I´m writing from my hostel in downtown Córdoba. Have a little time to kill so I figured I might as well write.
So, what a day yesterday! Woke up at 4:30 am to catch my bus from Mendoza to here. Spent a seemingly endless ride in and out of sleep, arrive here at 5:30 and immediately rushed from the terminal dowtown to the place where tickets for Manu Chao were supposedly sold. I get there and despite the fact that I called the day before and specifically asked if there would be tickets if I came by at 6 pm, they were sold out. Ok, no panicking, I still have a chance if I haul ass 20 blocks down to the stadium itself. I rush there full of nerves, arrive, and thankfully they´ve just brought the last batch of tickets. Now I rush back downtown to find a bed to crash in later, eat a bit, do a 180, and join the parade of hippies and punks and anarquist and rastas marching across the bridge to the show.
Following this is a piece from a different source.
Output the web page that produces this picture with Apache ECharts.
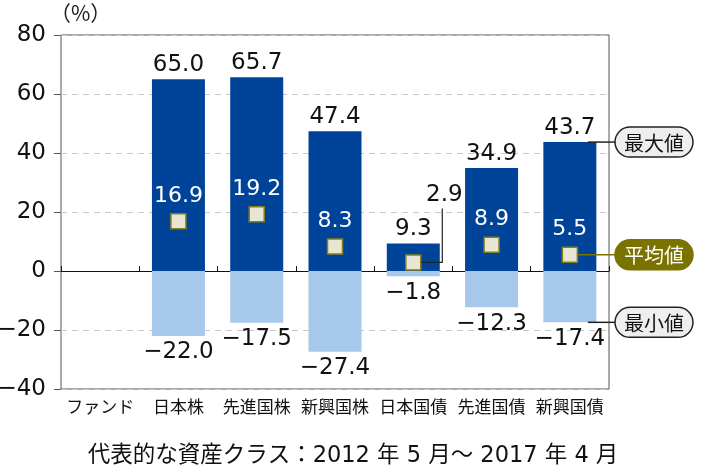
<!DOCTYPE html>
<html>
<head>
<meta charset="utf-8">
<script src="https://cdn.jsdelivr.net/npm/echarts@6/dist/echarts.min.js"></script>
<style>
  html, body { margin: 0; padding: 0; background: #fff; }
  #chart { width: 706px; height: 470px; }
</style>
</head>
<body>
<div id="chart"></div>
<script>
const categories = ['ファンド', '日本株', '先進国株', '新興国株', '日本国債', '先進国債', '新興国債']
const maxValues = [null, 65.0, 65.7, 47.4, 9.3, 34.9, 43.7]
const avgValues = [null, 16.9, 19.2, 8.3, 2.9, 8.9, 5.5]
const minValues = [null, -22.0, -17.5, -27.4, -1.8, -12.3, -17.4]
const calloutIndex = 4   // 日本国債: average label drawn outside the bar
const legendIndex = 6    // 新興国債: bubbles point at this bar
const legendNames = ['最大値', '平均値', '最小値']

const NUM_FONT = 'DejaVu Sans, Noto Sans CJK JP'
const JP_FONT = 'Noto Sans CJK JP, DejaVu Sans'
const BLUE = '#00449a'
const LIGHT = '#a6c8ea'
const OLIVE = '#7b7300'

function fmt(v) {
  return (v < 0 ? '\u2212' : '') + Math.abs(v).toFixed(1)
}

const chart = echarts.init(document.getElementById('chart'))

const legendData = [
  [legendIndex, maxValues[legendIndex], 0],
  [legendIndex, avgValues[legendIndex], 1],
  [legendIndex, minValues[legendIndex], 2]
]

const option = {
  animation: false,
  grid: {
    left: 61, right: 97, top: 35, bottom: 81,
    outerBoundsMode: 'none',
    show: true, borderColor: '#555', borderWidth: 1
  },
  xAxis: [
    {
      type: 'category',
      data: categories,
      axisLine: {onZero: true, lineStyle: {color: '#111', width: 1}},
      axisTick: {show: true, inside: true, length: 5, lineStyle: {color: '#111'}},
      axisLabel: {show: false},
      splitLine: {show: false}
    },
    {
      type: 'category',
      data: categories,
      position: 'bottom',
      axisLine: {show: false, onZero: false},
      axisTick: {show: false},
      axisLabel: {show: true, interval: 0, margin: 9, fontSize: 17, color: '#111', fontFamily: JP_FONT},
      splitLine: {show: false}
    }
  ],
  yAxis: {
    type: 'value',
    min: -40,
    max: 80,
    interval: 20,
    axisLine: {show: false},
    axisTick: {show: true, length: 7, lineStyle: {color: '#555'}},
    axisLabel: {
      fontSize: 23, color: '#111', fontFamily: NUM_FONT, margin: 15,
      formatter: v => (v < 0 ? '\u2212' : '') + Math.abs(v)
    },
    splitLine: {lineStyle: {color: '#c8c8c8', type: [6, 5], width: 1}}
  },
  series: [
    {
      type: 'bar',
      data: maxValues,
      barWidth: 53,
      barGap: '-100%',
      itemStyle: {color: BLUE},
      label: {
        show: true, position: 'top', distance: 3,
        fontSize: 23, color: '#111', fontFamily: NUM_FONT,
        formatter: p => fmt(p.value)
      },
      z: 2
    },
    {
      type: 'bar',
      data: minValues,
      barWidth: 53,
      barGap: '-100%',
      itemStyle: {color: LIGHT},
      label: {
        show: true, position: 'bottom', distance: 5,
        fontSize: 23, color: '#111', fontFamily: NUM_FONT,
        formatter: p => fmt(p.value)
      },
      z: 2
    },
    {
      type: 'scatter',
      xAxisIndex: 0,
      data: avgValues.map((v, i) => i === calloutIndex ? {value: v, label: {show: false}} : v),
      symbol: 'rect',
      symbolSize: 15,
      itemStyle: {color: '#e8e6d2', borderColor: '#857e1a', borderWidth: 1.5, opacity: 1},
      label: {
        show: true, position: 'top', distance: 6,
        fontSize: 22, color: '#fff', fontFamily: NUM_FONT,
        formatter: p => fmt(p.value)
      },
      z: 4
    },
    {
      // leader line and label for the average that sits outside its bar
      type: 'custom',
      clip: false,
      data: [[calloutIndex, avgValues[calloutIndex]]],
      renderItem: function(params, api) {
        const p = api.coord([api.value(0), api.value(1)])
        return {
          type: 'group',
          children: [
            {
              type: 'polyline',
              shape: {points: [[p[0] + 8, p[1]], [p[0] + 29, p[1]], [p[0] + 29, p[1] - 54]]},
              style: {stroke: '#222', lineWidth: 1.2, fill: null}
            },
            {
              type: 'text',
              style: {
                x: p[0] + 31, y: p[1] - 67, text: fmt(api.value(1)),
                fontSize: 23, fontFamily: NUM_FONT, fill: '#111',
                align: 'center', verticalAlign: 'middle'
              }
            }
          ]
        }
      },
      z: 5
    },
    {
      // bubbles on the right explaining the three marks
      type: 'custom',
      clip: false,
      data: legendData,
      renderItem: function(params, api) {
        const p = api.coord([api.value(0), api.value(1)])
        const k = api.value(2)
        const isAvg = k === 1
        const bx = 615
        return {
          type: 'group',
          children: [
            {
              type: 'line',
              shape: {x1: p[0] + (isAvg ? 8 : 18), y1: p[1], x2: bx, y2: p[1]},
              style: {stroke: isAvg ? OLIVE : '#222', lineWidth: 1.5}
            },
            {
              type: 'rect',
              shape: {x: bx, y: p[1] - 15, width: 78, height: 30, r: 15},
              style: {fill: isAvg ? OLIVE : '#eeeeee', stroke: isAvg ? OLIVE : '#222', lineWidth: 1.5}
            },
            {
              type: 'text',
              style: {
                x: bx + 39, y: p[1] + 1, text: legendNames[k],
                fontSize: 20, fontFamily: JP_FONT, fill: isAvg ? '#fff' : '#111',
                align: 'center', verticalAlign: 'middle'
              }
            }
          ]
        }
      },
      z: 5
    }
  ],
  graphic: [
    {
      type: 'text', left: 50, top: 3,
      style: {text: '（%）', fontSize: 21, fontFamily: JP_FONT, fill: '#222'}
    },
    {
      type: 'text', left: -6, top: 398,
      style: {text: ')', fontSize: 18, fontFamily: NUM_FONT, fill: '#222'}
    },
    {
      type: 'text', left: 'center', top: 445,
      style: {
        text: '代表的な資産クラス：2012 年 5 月～ 2017 年 4 月',
        fontSize: 22.5, fontFamily: NUM_FONT, fill: '#111'
      }
    }
  ]
}

chart.setOption(option)
</script>
</body>
</html>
What a show!! It was completely absurd. Thousands of people packed in losing their minds. The opening act was a huge drum troupe dressed up for carnaval, who played and danced themes against police violence. Then on came Radio Bemba Sound System and Manu front and center. By the second song my clothes were completely soaked through with sweat, mostly not mine. For most of the show I was right up front and center, 3 meters from the stage, and that meant being smashed up against everyone around me, lifting crowd surfers over my head, planting myself against the waves of people pushing back and forth and writhing up and down every time a ska beat came around. It was raging fun. My only complaint is that it was hard to breath with so much humidity and smoke, and dehydration was endemic. I was fortunate to be generally bigger than the average argentine, so I could hold my ground and not get smashed, and still be able to see the stage and jump up for some fresh air now and then.
They played 3 hours straight, weaving all the themes into each other, and pausing only toward the end (during one of 3 encores) to let anti-mining activists talk to the audience. It was amazing- I´ve never been to a concert where the artist let activists talk right in the middle of the show, but then Manu Chao is just down like that (background: in the south of Mendoza, new gold deposits have been discovered, but extracting them would threaten to contaminate a huge portion of the regio`n´s drinking water, thus the slogan of the resistence is ¨Sí a la vida, no a la minería!¨).
So anyway, after waking up and eating a hearty breakfast at 2 pm, to day was spent wandering around this pleasant, if balmy city. Saw lots of huge cathedrals, art museums, parks, talk to a lot of interesting people here and there. Climbed up a huge cypress tree on a hill above the zoo and watched a great sunset. Now I´m waiting for my aunt`s friend who lives here to come by so we can visit, and then hopefully I can get some sleep before my bus back to Mendoza bright and early tomorrow.